Page last updated at 13:39 GMT, Tuesday, 22 July 2008 14:39 UK

Why have oil prices been falling?

New York oil traders
Oil traders are considered to be particularly susceptible to rumours

Oil prices have risen to record levels in recent weeks, with traders in London and New York paying more than $147 a barrel for crude oil at its peak on 11 July.

But since then, prices have fallen on both sides of the Atlantic, dipping almost 13% to a low of $128.23 for a barrel for US light sweet crude on 18 July, and down 10% to $129.66 for Brent crude.

Crude oil prices affect the wholesale cost of the petrol and diesel paid for by the major retailers. A number of those firms have passed on the lower prices to motorists at their forecourts.

Why did oil prices fall last week?

The perception last week that the slowing US economy could trigger a worldwide economic slowdown had clear implications on the expected demand for oil.

Countries such as India and China depend on the US, Europe and Japan as major markets for their manufactured goods and services.

If demand for their goods declines, as is expected, so too will their thirst for the oil and fuel needed to produce the products.

The fundamentals of the oil market don't change every minute
Dr Manouchehr Takin, Centre for Global Energy Studies

Another factor helping to cut oil prices was on the supply side, where there were indications that tensions were easing between oil-producer Iran and the US over its nuclear programme.

This reduced fears that the supply of crude oil from Iran could be interrupted.

Traders also pointed to news that a Chevron oil pipeline in Nigeria had reopened following an attack on it in June.

Are these the only factors that determine oil prices?

No. The price of oil on the international markets is determined by a combination of forces.

There are the so-called fundamental factors of supply and demand which are expected to keep prices high in the longer term.

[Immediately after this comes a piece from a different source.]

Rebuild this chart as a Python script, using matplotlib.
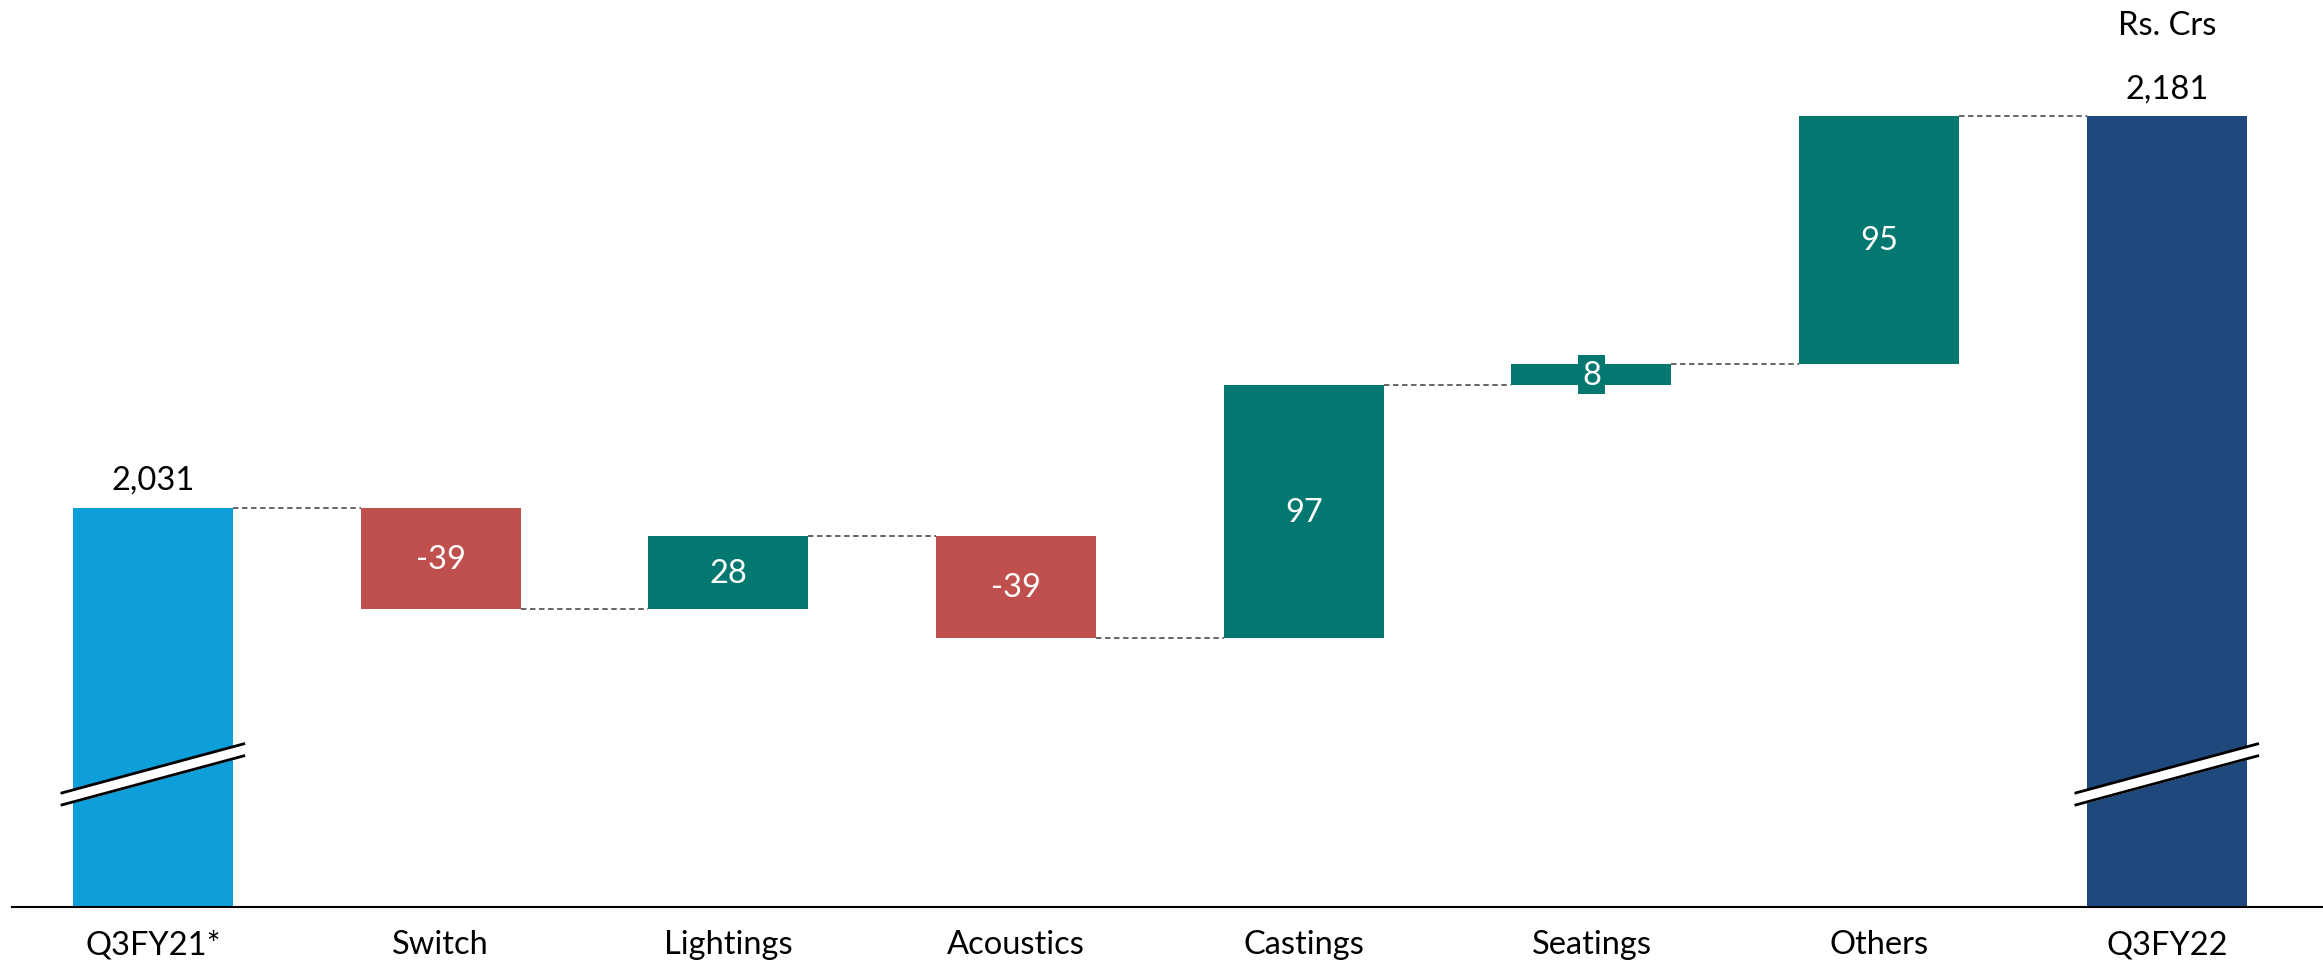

On the demand side there is the rising need for oil from the ever-expanding economies of India and China, which need more fuel oil to run their factories and more petrol for a growing number of motor vehicles.

On the supply side, there are concerns that it is taking longer than before to develop new oil fields, an average of at least 10 years, so it is difficult to increase output quickly to meet increasing demand.

This is exacerbated by critical shortages of skilled oil engineers, and the limited investments made by many state-owned oil companies who control the vast majority of the world's oil production.

In the even longer term, there are worries that we may be reaching the limits of the world's finite oil resources and that production could begin to fall in the decades to come.

Can these explain the sudden changes in oil prices?

Not really, and crude oil is something of a special case.

Oil is traded on futures markets, making it more vulnerable to the kind of speculation that can move prices by as much as $5 a barrel in a single day.

We've had a correction, but I expect a resurgence in prices in the near-term
Victor Shum, Purvin & Gertz

According to Dr Manouchehr Takin of the Centre for Global Energy Studies this volatility is caused by oil traders.

He says that oil traders are making decisions to buy or sell oil on a minute-by-minute basis, and are much more influenced by rumours and stories than their counterparts trading shares on stock markets.

"Perception is the key word here," he said. "Because the fundamentals of the oil market don't change every minute".

It is the perception of changes in either the demand or supply of oil that drives and fans market rumours.

What's the link between crude costs and pump prices?

The price of crude oil is a significant factor determining the price that retailers pay for their fuel.

As well as the cost of the raw material, the cost of refining the oil also needs to be factored in, as well as the level of demand for the refined product.

According to industry experts Platt's, the wholesale price of fuel also fell substantially last week.

The price of refined diesel, for example, has fallen by 8.3% since it reached an all-time high on 11 July of $1,241 per metric tonne, according to Platt's data .

Is the sudden drop in prices going to keep going?

Well, crude oil prices have been on the way up again this week after traders suggested that Tropical Storm Dolly could affect oil production in the Gulf of Mexico.

Dolly was cited as the primary reason for a $1 rise in the price of a barrel of oil on Tuesday, as oil producers began evacuating some of their staff from facilities that could be in the storm's path.

Tensions between Iran and the international community were also deemed to be rising, dispelling last week's optimism.

And as for one of the key fundamentals of the oil market - demand from China - government figures showed that its imports of crude oil were 3.2% higher in June than a year earlier.

This combination of factors led some to suggest last week's fall in oil prices was only a temporary situation.

"There's been no slowdown in Chinese demand growth, and the Iran situation remains fluid," said energy analyst Victor Shum from Purvin & Gertz.

"We've had a correction, but I expect a resurgence in prices in the near-term."